The 2013 Nissan GT-R is one of the few supercars that doesn't scream out its high-speed credentials, and if you're merely watching it go by at city speeds you might never know. But climb into the driver's seat, albeit briefly, and it's a magical piece of metal. Even at five times the price, nothing rivals its straight-line performance. It's a car that makes plenty of sense at face value, with well over 500 horsepower, all-wheel drive, brilliand handling, and 0-60 times of less than three seconds.

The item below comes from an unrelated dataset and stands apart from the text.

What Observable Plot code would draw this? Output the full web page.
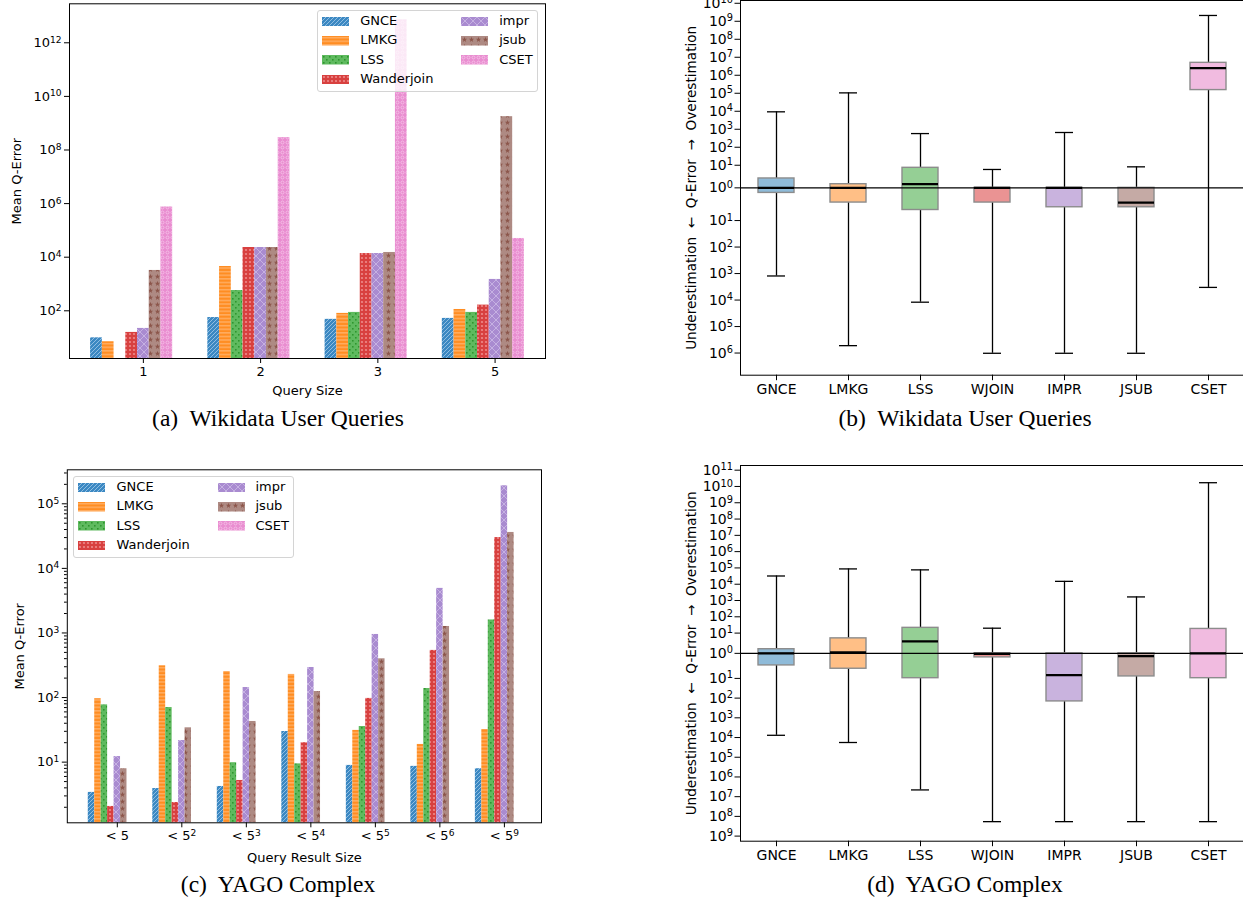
<!DOCTYPE html>
<html><head><meta charset="utf-8">
<script src="https://cdn.jsdelivr.net/npm/d3@7"></script>
<script src="https://cdn.jsdelivr.net/npm/@observablehq/plot@0.6"></script>
<style>
html,body{margin:0;padding:0;background:#fff;overflow:hidden;}
#root{position:relative;width:1243px;height:902px;overflow:hidden;font-family:"DejaVu Sans";color:#000;}
.cap{position:absolute;font-family:"Liberation Serif";font-size:23.5px;line-height:1;white-space:pre;text-align:center;width:500px;}
.legend{position:absolute;border:1px solid #d4d4d4;border-radius:3px;background:rgba(255,255,255,0.8);box-sizing:border-box;}
.legend .sw{position:absolute;width:27px;height:9.5px;display:block;}
.legend .lb{position:absolute;font-family:"DejaVu Sans";font-size:13px;line-height:13px;white-space:nowrap;}
</style></head>
<body><div id="root"></div>
<script>
// ---------- data ----------
const methodsBar = ["GNCE","LMKG","LSS","Wanderjoin","impr","jsub","CSET"];

// (a) Wikidata user queries: mean q-error by query size
const querySizes = ["1","2","3","5"];
const wikiGNCE       = [9.8, 56, 48, 52];
const wikiLMKG       = [7, 4500, 80, 112];
const wikiLSS        = [null, 570, 87, 87];
const wikiWanderjoin = [15.6, 23000, 13700, 163];
const wikiImpr       = [22, 23000, 13700, 1480];
const wikiJsub       = [3200, 23000, 15000, 1.75e9];
const wikiCSET       = [7.5e5, 2.9e8, 7.2e12, 5.0e4];

// (c) YAGO complex: mean q-error by query result size
const resultSizes = ["< 5","< 5²","< 5³","< 5⁴","< 5⁵","< 5⁶","< 5⁹"];
const yagoGNCE       = [3.4, 3.9, 4.2, 29.8, 8.9, 8.6, 7.9];
const yagoLMKG       = [96, 310, 252, 228, 31, 18.8, 32];
const yagoLSS        = [77, 70, 9.8, 9.4, 35.6, 138, 1590];
const yagoWanderjoin = [2.06, 2.37, 5.2, 20, 97, 537, 30000];
const yagoImpr       = [12.2, 21.6, 143, 292, 948, 4900, 1.9e5];
const yagoJsub       = [7.9, 34, 42.6, 124, 398, 1260, 36000];
const yagoCSET       = [null, null, null, null, null, null, null];

// (b)/(d) box plots: ratio estimate / true cardinality
const methodsBox = ["GNCE","LMKG","LSS","WJOIN","IMPR","JSUB","CSET"];
const wikiLow  = [8.1e-4, 1.9e-6, 8.3e-5, 9.8e-7, 9.8e-7, 9.8e-7, 3.0e-4];
const wikiQ1   = [0.70, 0.355, 0.21, 0.355, 0.255, 0.255, 1.5e5];
const wikiMed  = [1, 1, 1.45, 1, 1, 0.355, 2.5e6];
const wikiQ3   = [2.6, 1.45, 7.7, 1, 1, 1, 4.9e6];
const wikiHigh = [9.3e3, 1.05e5, 575, 6.5, 660, 8.5, 2.1e9];

const yagoLow  = [1.3e-4, 5.6e-5, 2.2e-7, 5.4e-9, 5.4e-9, 5.4e-9, 5.4e-9];
const yagoQ1   = [0.33, 0.243, 0.102, 0.69, 6.8e-3, 0.12, 0.102];
const yagoMed  = [1, 1.12, 3.9, 0.95, 0.135, 0.78, 1];
const yagoQ3   = [1.6, 5.5, 21, 1, 1, 1, 18];
const yagoHigh = [3.2e4, 8.7e4, 7.6e4, 20, 1.5e4, 1.66e3, 1.7e10];

const tab10 = ["#1f77b4","#ff7f0e","#2ca02c","#d62728","#9467bd","#8c564b","#e377c2"];

// ---------- patterns ----------
const root = document.getElementById("root");
const defs = `
<svg width="0" height="0" style="position:absolute;left:0;top:0">
<defs>
<pattern id="pat0" patternUnits="userSpaceOnUse" width="4" height="4">
  <rect width="4" height="4" fill="#3b88c2"/>
  <path d="M-1,1 l2,-2 M0,4 l4,-4 M3,5 l2,-2" stroke="#8fbde2" stroke-width="1"/>
</pattern>
<pattern id="pat1" patternUnits="userSpaceOnUse" width="4" height="3.6">
  <rect width="4" height="3.6" fill="#ff8d22"/>
  <rect y="1.2" width="4" height="1" fill="#ffbd80"/>
</pattern>
<pattern id="pat2" patternUnits="userSpaceOnUse" width="6" height="6">
  <rect width="6" height="6" fill="#5fba5f"/>
  <rect x="1" y="1" width="1.6" height="1.6" fill="#2e962e"/>
  <rect x="4" y="4" width="1.6" height="1.6" fill="#2e962e"/>
</pattern>
<pattern id="pat3" patternUnits="userSpaceOnUse" width="4" height="4">
  <rect width="4" height="4" fill="#d8403f"/>
  <circle cx="2" cy="2" r="1.1" fill="#ee8a8a"/>
</pattern>
<pattern id="pat4" patternUnits="userSpaceOnUse" width="8" height="8">
  <rect width="8" height="8" fill="#a98bd0"/>
  <path d="M0,0 L8,8 M8,0 L0,8 M-1,7 l2,2 M7,-1 l2,2 M-1,1 l2,-2 M7,9 l2,-2" stroke="#c6b1e2" stroke-width="1"/>
</pattern>
<pattern id="pat5" patternUnits="userSpaceOnUse" width="7" height="7">
  <rect width="7" height="7" fill="#ae8a83"/>
  <path d="M3.5,0.8 L4.2,2.7 L6.2,2.7 L4.6,3.9 L5.2,5.9 L3.5,4.7 L1.8,5.9 L2.4,3.9 L0.8,2.7 L2.8,2.7 Z" fill="#8c564b"/>
</pattern>
<pattern id="pat6" patternUnits="userSpaceOnUse" width="5" height="5">
  <rect width="5" height="5" fill="#e98dd0"/>
  <circle cx="2.5" cy="2.5" r="1.5" fill="none" stroke="#f6c4e8" stroke-width="0.8"/>
</pattern>
</defs></svg>`;
root.insertAdjacentHTML("beforeend", defs);

// ---------- helpers ----------
const supMap = {"0":"⁰","1":"¹","2":"²","3":"³","4":"⁴","5":"⁵","6":"⁶","7":"⁷","8":"⁸","9":"⁹","-":"⁻"};
const unsupMap = Object.fromEntries(Object.entries(supMap).map(([k, v]) => [v, k]));
const sup = n => String(n).split("").map(c => supMap[c]).join("");
const powLabel = v => "10" + sup(Math.round(Math.log10(v)));
const W = 1243, H = 902;
const svgStyle = "position:absolute;left:0;top:0;max-width:none;overflow:visible;background:none;font-family:'DejaVu Sans';color:#000;";

// render trailing superscript characters as a raised, smaller tspan (like mathtext)
function raiseSuperscripts(svg) {
  svg.querySelectorAll("text").forEach(t => {
    if (t.children.length) return;
    const m = t.textContent.match(/^(.*?)([⁰¹²³⁴⁵⁶⁷⁸⁹⁻]+)$/);
    if (!m) return;
    t.textContent = m[1];
    const ts = document.createElementNS("http://www.w3.org/2000/svg", "tspan");
    ts.setAttribute("dy", "-0.45em");
    ts.setAttribute("font-size", "0.7em");
    ts.textContent = m[2].split("").map(c => unsupMap[c]).join("");
    t.appendChild(ts);
  });
  return svg;
}

function barPanel(o) {
  const keys = [];
  o.groups.forEach((g, gi) => {
    methodsBar.forEach(m => keys.push(g + "|" + m));
    if (gi < o.groups.length - 1) for (let s = 0; s < 3; s++) keys.push("gap" + gi + "_" + s);
  });
  const data = [];
  o.groups.forEach((g, gi) => methodsBar.forEach((m, mi) => {
    const v = o.series[mi][gi];
    if (v != null) data.push({key: g + "|" + m, method: m, value: v});
  }));
  const marks = methodsBar.map((m, mi) =>
    Plot.barY(data.filter(d => d.method === m), {x: "key", y1: o.yDomain[0], y2: "value", fill: `url(#pat${mi})`}));
  if (o.minorTicks) marks.push(Plot.axisY(o.minorTicks, {tickSize: 2.8, text: null, label: null}));
  marks.push(
    Plot.frame({stroke: "#000", strokeWidth: 1}),
    Plot.axisY(o.yTicks, {tickSize: 5, tickPadding: 3, tickFormat: powLabel, fontSize: o.fs, label: null}),
    Plot.axisX(o.groups.map(g => g + "|impr"), {tickSize: 5, tickPadding: 3, tickFormat: k => k.split("|")[0], fontSize: o.fs, label: null}),
    Plot.text([o.xLabel], {text: d => d, frameAnchor: "bottom", dy: o.xLabelDy, textAnchor: "middle", lineAnchor: "middle", fontSize: o.fs}),
    Plot.text(["Mean Q-Error"], {text: d => d, frameAnchor: "left", dx: o.yLabelDx, rotate: -90, textAnchor: "middle", lineAnchor: "middle", fontSize: o.fs})
  );
  return raiseSuperscripts(Plot.plot({
    width: W, height: H,
    marginLeft: o.frame[0], marginRight: W - o.frame[1], marginTop: o.frame[2], marginBottom: H - o.frame[3],
    style: svgStyle,
    x: {type: "band", domain: keys, paddingInner: 0, paddingOuter: o.padOuter, round: false, axis: null},
    y: {type: "log", domain: o.yDomain, axis: null},
    marks
  }));
}

function makeT(kO, maxO, kU, maxU) {
  return r => {
    const d = Math.log10(r), a = Math.abs(d);
    const f = k => a <= 1 ? k * a : k + a - 1;
    return d >= 0 ? f(kO) / maxO : -f(kU) / maxU;
  };
}

function boxPanel(o) {
  const T = o.T;
  const rows = methodsBox.map((m, i) => ({method: m, color: tab10[i],
    lo: T(o.lo[i]), q1: T(o.q1[i]), med: T(o.med[i]), q3: T(o.q3[i]), hi: T(o.hi[i])}));
  const tickVals = [], tickLab = new Map();
  for (let n = 0; n <= o.overMax; n++) { const t = T(Math.pow(10, n)); tickVals.push(t); tickLab.set(t, "10" + sup(n)); }
  for (let n = 1; n <= o.underMax; n++) { const t = T(Math.pow(10, -n)); tickVals.push(t); tickLab.set(t, "10" + sup(n)); }
  return raiseSuperscripts(Plot.plot({
    width: W, height: H,
    marginLeft: o.frame[0], marginRight: W - o.frame[1], marginTop: o.frame[2], marginBottom: H - o.frame[3],
    style: svgStyle,
    x: {type: "band", domain: methodsBox, padding: 0, round: false, axis: null},
    y: {type: "linear", domain: [-1, 1], axis: null},
    marks: [
      Plot.ruleX(rows, {x: "method", y1: "q3", y2: "hi", stroke: "#000", strokeWidth: 1.3}),
      Plot.ruleX(rows, {x: "method", y1: "q1", y2: "lo", stroke: "#000", strokeWidth: 1.3}),
      Plot.tickY(rows, {x: "method", y: "hi", insetLeft: 27, insetRight: 27, stroke: "#000", strokeWidth: 1.3}),
      Plot.tickY(rows, {x: "method", y: "lo", insetLeft: 27, insetRight: 27, stroke: "#000", strokeWidth: 1.3}),
      Plot.barY(rows, {x: "method", y1: "q1", y2: "q3", insetLeft: 18, insetRight: 18, fill: "color", fillOpacity: 0.5, stroke: "#8c8c8c", strokeWidth: 1.4}),
      Plot.tickY(rows, {x: "method", y: "med", insetLeft: 18, insetRight: 18, stroke: "#000", strokeWidth: 2.3}),
      Plot.ruleY([T(1)], {stroke: "#000", strokeWidth: 1.2}),
      Plot.frame({stroke: "#000", strokeWidth: 1}),
      Plot.axisY(tickVals, {tickSize: 5.5, tickPadding: 2, tickFormat: v => tickLab.get(v), fontSize: 14, label: null}),
      Plot.axisX(methodsBox, {tickSize: 5.5, tickPadding: 3, fontSize: 14, label: null}),
      Plot.text(["Underestimation  ←  Q-Error  →  Overestimation"], {text: d => d, frameAnchor: "left", dx: -48.5, rotate: -90, textAnchor: "middle", lineAnchor: "middle", fontSize: 13.6})
    ]
  }));
}

// ---------- panels ----------
root.appendChild(barPanel({
  groups: querySizes,
  series: [wikiGNCE, wikiLMKG, wikiLSS, wikiWanderjoin, wikiImpr, wikiJsub, wikiCSET],
  frame: [69, 545, 3.3, 358], padOuter: 1.8,
  yDomain: [1.66, 2.85e13], yTicks: [1e2, 1e4, 1e6, 1e8, 1e10, 1e12],
  xLabel: "Query Size", xLabelDy: 32, yLabelDx: -53, fs: 13
}));

const minorC = [];
for (let e = 0; e <= 5; e++) for (let m = 2; m <= 9; m++) { const v = m * Math.pow(10, e); if (v > 1.15 && v < 3.36e5) minorC.push(v); }
root.appendChild(barPanel({
  groups: resultSizes,
  series: [yagoGNCE, yagoLMKG, yagoLSS, yagoWanderjoin, yagoImpr, yagoJsub, yagoCSET],
  frame: [66.8, 541, 469.3, 822.3], padOuter: 3.25,
  yDomain: [1.15, 3.36e5], yTicks: [1e1, 1e2, 1e3, 1e4, 1e5], minorTicks: minorC,
  xLabel: "Query Result Size", xLabelDy: 35, yLabelDx: -47, fs: 13
}));

root.appendChild(boxPanel({
  T: makeT(1.256, 10.41, 1.234, 7.07),
  lo: wikiLow, q1: wikiQ1, med: wikiMed, q3: wikiQ3, hi: wikiHigh,
  overMax: 10, underMax: 6, frame: [740, 1244, 0, 374.7]
}));
root.appendChild(boxPanel({
  T: makeT(1.243, 11.53, 1.271, 9.53),
  lo: yagoLow, q1: yagoQ1, med: yagoMed, q3: yagoQ3, hi: yagoHigh,
  overMax: 11, underMax: 9, frame: [740, 1244, 465, 840.7]
}));

// ---------- legends ----------
function legend(left, top) {
  const div = document.createElement("div");
  div.className = "legend";
  div.style.cssText = `left:${left}px;top:${top}px;width:221px;height:82px;`;
  const rowsY = [10.3, 29.8, 49.2, 68.7];
  methodsBar.forEach((m, i) => {
    const col = i < 4 ? 0 : 1, row = i < 4 ? i : i - 4;
    const cy = rowsY[row];
    const swX = col === 0 ? 4 : 143.5, lbX = col === 0 ? 42.5 : 181.5;
    div.insertAdjacentHTML("beforeend",
      `<svg class="sw" style="left:${swX}px;top:${cy - 4.75}px" width="27" height="9.5"><rect width="27" height="9.5" fill="url(#pat${i})"/></svg>` +
      `<div class="lb" style="left:${lbX}px;top:${cy - 7.5}px">${m}</div>`);
  });
  root.appendChild(div);
}
legend(316.7, 10);
legend(73, 476);

// ---------- captions ----------
function caption(text, cx, top) {
  const d = document.createElement("div");
  d.className = "cap";
  d.style.left = (cx - 250) + "px";
  d.style.top = top + "px";
  d.textContent = text;
  root.appendChild(d);
}
caption("(a)  Wikidata User Queries", 278, 407);
caption("(b)  Wikidata User Queries", 965, 407);
caption("(c)  YAGO Complex", 278, 873);
caption("(d)  YAGO Complex", 965, 873);
</script>
</body></html>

Some supercars are beautiful wedges of air-cheating, rolling art. The 2013 Nissan GT-R isn't that. It might be just as aerodynamically stable at supercar speeds, but its jagged cues and flared fenders evoke tuner cars and audacious body kits. Once you calm to the look, it's something more; a tomahawk cut at the roofline brings an interesting, not gorgeous, shape, and carbon fiber trim gives the plain interior just a dab of intrigue--given more panache with the red-and-black Recaros in Black Series models.The big news for 2013 is that Nissan has improved intake efficiency and worked some other breathing magic to not only improve exhaust emissions but summon up an extra 15 horsepower and 15 pound-feet from the thundering twin-turbocharged six-cylinder engine--now making 545 hp and 463 lb-ft. Altogether the powertrain promises (and delivers) blistering performance, with awe-inspiring traction from a sophisticated all-wheel drive system and huge wheels and tires producing seemingly endless amounts of grip to make the most of it. All while handling is beautifully balanced, and a softer ride is available at the touch of a switch.
Practically speaking--and there is surprisingly some of it--the GT-R has great room for people in front, and a bit of room for small people in back, as well as a useful trunk. But don't expect too much in the way of touring-car comfort; there's plenty of noise from the road and the driveline.